Le pire n’est pas certain. Alors que Jean-Louis Malys, de la délégation CFDT, juge que «  trouver de nouvelles économies est (…) inévitable  », et que le «  rapprochement  » des deux régimes «  paraît incontournable  », la CGC r­ejette cette perspective («  pas de fusion  », dit sa présidente, Carole Couvert). Pour FO, «  il n’est pas question que l’on réduise les droits à la retraite  ». Quant à la CGT, son «  objectif est de stopper le recul des droits et d’alimenter les régimes  », dit Éric Aubin. S’agissant de l’Agirc, la CGT suggère de relever de 2,45 points son taux de cotisation. Un effort limité pour les salariés (7,42 euros de plus par mois pour un salaire de 4 000 euros brut), et qui effacerait le déséquilibre du régime dès 2023, selon un chiffrage des services de l’Arrco-Agirc. Limité et supportable aussi pour les entreprises, quoi qu’en dise le patronat. Rappelons seulement que les rémunérations versées aux actionnaires par les groupes du CAC 40, l’an dernier, ont atteint 56 milliards d’euros et qu’elles représentaient, à elles seules, plus des trois quarts de l’ensemble des prestations versées par l’Arrco et l’Agirc… Deuxième proposition phare de la CGT  : avancer vers l’égalité salariale hommes-femmes, ce qui, toujours selon le calcul des services des régimes, permettrait d’annuler (pour l’Arrco) la perspective de l’épuisement des réserves, ou de réduire de moitié le déficit (pour l’Agirc). Enfin, pour l’Arrco et l’Agirc, la CGT rappelle ses propositions visant à taxer les revenus financiers à la même hauteur que la cotisation salariale et à moduler la contribution des entreprises selon leur politique d’emploi et de salaires, en pénalisant les plus restrictives en la matière. De quoi faire rentrer de l’argent dans les caisses, tout en enclenchant un cycle vertueux de gestion.

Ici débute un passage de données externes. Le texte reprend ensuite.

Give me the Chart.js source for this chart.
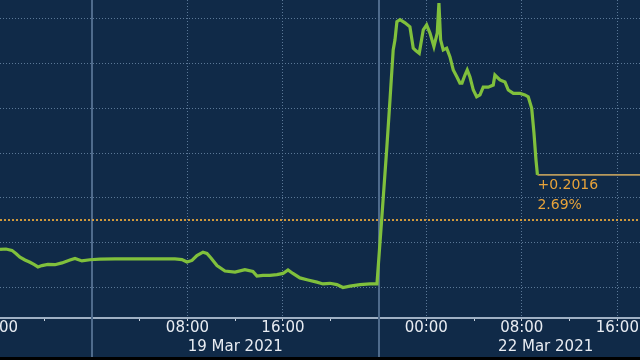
<!DOCTYPE html>
<html>
<head>
<meta charset="utf-8">
<script src="https://cdn.jsdelivr.net/npm/chart.js@4/dist/chart.umd.min.js"></script>
<style>
  html, body { margin: 0; padding: 0; background: #000; }
  #wrap { width: 640px; height: 357px; background: #102a48; }
  canvas { display: block; }
</style>
</head>
<body>
<div id="wrap"><canvas id="chart" width="640" height="357"></canvas></div>
<script>
// time axis is in trading hours from 00:00 19 Mar (weekend gap collapsed at 24)
const times = [-7.70, -7.20, -6.70, -6.37, -6.03, -5.61, -5.19, -4.86, -4.52, -4.19,
  -3.69, -3.10, -2.51, -1.84, -1.42, -0.84, -0.17, 0.67, 1.93, 3.18,
  4.44, 5.70, 6.95, 7.54, 7.96, 8.38, 8.79, 9.30, 9.63, 9.97,
  10.47, 11.14, 11.98, 12.81, 13.48, 13.82, 14.32, 14.91, 15.49, 16.00,
  16.42, 16.83, 17.42, 18.09, 18.84, 19.35, 19.93, 20.52, 21.02, 21.61,
  22.45, 23.28, 23.87, 24.26, 24.68, 24.96, 25.23, 25.38, 25.54, 25.80,
  26.22, 26.63, 26.91, 27.14, 27.41, 27.75, 28.03, 28.31, 28.64, 28.92,
  29.06, 29.20, 29.42, 29.71, 29.98, 30.26, 30.55, 30.82, 30.99, 31.24,
  31.43, 31.66, 31.94, 32.22, 32.50, 32.77, 33.19, 33.61, 33.75, 34.17,
  34.59, 34.87, 35.29, 35.85, 36.26, 36.54, 36.83, 37.02, 37.19, 37.31];

const prices = [7.370, 7.372, 7.366, 7.352, 7.336, 7.323, 7.313, 7.303, 7.292, 7.298,
  7.303, 7.302, 7.310, 7.323, 7.330, 7.319, 7.324, 7.327, 7.328, 7.328,
  7.328, 7.328, 7.328, 7.325, 7.314, 7.321, 7.343, 7.358, 7.352, 7.332,
  7.298, 7.274, 7.269, 7.280, 7.272, 7.251, 7.254, 7.254, 7.258, 7.263,
  7.279, 7.263, 7.243, 7.234, 7.224, 7.216, 7.219, 7.213, 7.200, 7.206,
  7.213, 7.216, 7.216, 7.500, 7.813, 8.037, 8.261, 8.306, 8.387, 8.396,
  8.382, 8.364, 8.269, 8.257, 8.246, 8.351, 8.373, 8.336, 8.276, 8.337,
  8.470, 8.306, 8.261, 8.269, 8.231, 8.172, 8.142, 8.113, 8.113, 8.149,
  8.172, 8.140, 8.082, 8.052, 8.060, 8.095, 8.095, 8.104, 8.149, 8.127,
  8.118, 8.082, 8.067, 8.067, 8.060, 8.052, 8.000, 7.890, 7.769, 7.7031];

const prevClose = 7.5015;

const xTicks = [-8, -4, 0, 4, 8, 12, 16, 20, 24, 28, 32, 36, 40, 44];
const xTickLabels = ["16:00", "", "", "", "08:00", "", "16:00", "", "", "00:00", "", "08:00", "", "16:00"];
const dateLabels = ["19 Mar 2021", "22 Mar 2021"];
const dateLabelAt = [12, 38];
const sessionBreaks = [0, 24];
const yTicks = [7.2, 7.4, 7.6, 7.8, 8.0, 8.2, 8.4];

const xMin = -7.7, xMax = 45.9;
const yMin = 7.064, yMax = 8.484;

const last = prices[prices.length - 1];
const lastTime = times[times.length - 1];
const change = Math.round((last - prevClose) * 10000) / 10000;
const changePct = change / prevClose * 100;

const FONT = "'DejaVu Sans', sans-serif";

// vertical session lines, date row and last price label
const extras = {
  id: "extras",
  beforeDatasetsDraw(chart) {
    const { ctx } = chart;
    const x = chart.scales.x;
    ctx.save();
    ctx.strokeStyle = "#4f6b8c";
    ctx.lineWidth = 2;
    sessionBreaks.forEach((v) => {
      const px = Math.round(x.getPixelForValue(v));
      ctx.beginPath();
      ctx.moveTo(px, 0);
      ctx.lineTo(px, chart.height);
      ctx.stroke();
    });
    ctx.restore();
  },
  afterDraw(chart) {
    const { ctx } = chart;
    const x = chart.scales.x;
    const y = chart.scales.y;
    ctx.save();
    ctx.fillStyle = "#e8ecf2";
    ctx.font = "15px " + FONT;
    ctx.textAlign = "center";
    ctx.textBaseline = "middle";
    dateLabels.forEach((t, i) => {
      ctx.fillText(t, x.getPixelForValue(dateLabelAt[i]), 347);
    });

    const lx = x.getPixelForValue(lastTime);
    const ly = y.getPixelForValue(last);
    ctx.fillStyle = "#e8a33a";
    ctx.font = "14px " + FONT;
    ctx.textAlign = "left";
    ctx.fillText("+" + change.toFixed(4), lx, ly + 10);
    ctx.fillText(changePct.toFixed(2) + "%", lx, ly + 30);
    ctx.restore();
  }
};

new Chart(document.getElementById("chart"), {
  type: "line",
  data: {
    datasets: [
      {
        label: "Price",
        data: times.map((t, i) => ({ x: t, y: prices[i] })),
        borderColor: "#80c03c",
        borderWidth: 3.2,
        pointRadius: 0,
        tension: 0,
        order: 0
      },
      {
        label: "Last",
        data: [{ x: lastTime, y: last }, { x: xMax, y: last }],
        borderColor: "#b89a5c",
        borderWidth: 1.8,
        pointRadius: 0,
        order: 1
      },
      {
        label: "Prev close",
        data: [{ x: xMin, y: prevClose }, { x: xMax, y: prevClose }],
        borderColor: "#e3a43c",
        borderWidth: 1.8,
        borderDash: [2, 2],
        pointRadius: 0,
        order: 2
      }
    ]
  },
  options: {
    responsive: false,
    animation: false,
    devicePixelRatio: 1,
    layout: { padding: 0 },
    plugins: {
      legend: { display: false },
      tooltip: { enabled: false }
    },
    scales: {
      x: {
        type: "linear",
        min: xMin,
        max: xMax,
        afterBuildTicks: (scale) => {
          scale.ticks = xTicks.map((v) => ({ value: v }));
        },
        afterFit: (scale) => {
          scale.height = 39;
          scale.paddingLeft = 0;
          scale.paddingRight = 0;
        },
        ticks: {
          autoSkip: false,
          maxRotation: 0,
          padding: -2,
          color: "#e8ecf2",
          font: { family: FONT, size: 15 },
          callback: (v) => {
            const i = xTicks.indexOf(v);
            return i >= 0 ? xTickLabels[i] : "";
          }
        },
        grid: {
          color: (c) => {
            const i = xTicks.indexOf(c.tick ? c.tick.value : NaN);
            return i >= 0 && xTickLabels[i] ? "#5b7897" : "rgba(0,0,0,0)";
          },
          lineWidth: 1,
          drawTicks: true,
          tickLength: 3,
          tickColor: "#c9d3df",
          tickWidth: 1,
          tickBorderDash: []
        },
        border: { display: true, color: "#9fb0c4", width: 2, dash: [1, 2] }
      },
      y: {
        min: yMin,
        max: yMax,
        afterBuildTicks: (scale) => {
          scale.ticks = yTicks.map((v) => ({ value: v }));
        },
        afterFit: (scale) => {
          scale.width = 0;
        },
        ticks: { display: false },
        grid: { color: "#5b7897", lineWidth: 1, drawTicks: false },
        border: { display: false, dash: [1, 2] }
      }
    }
  },
  plugins: [extras]
});
</script>
</body>
</html>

Des négociations hors du Medef ? Ouvertes ce mardi au siège du Medef, les négociations pourraient se dérouler au siège du Groupement d’intérêt économique regroupant les services de l’Arrco et de l’Agirc. Une première, répondant au voeu des syndicats de tenir ces pourparlers dans un lieu neutre et non plus au Medef, comme c’était le cas jusqu’alors. Pour la CGT, reste à obtenir que le texte de base pour les discussions intègre les propositions syndicales et que la présidence des débats n’échoie plus à un patron, mais à une personnalité « neutre » elle aussi.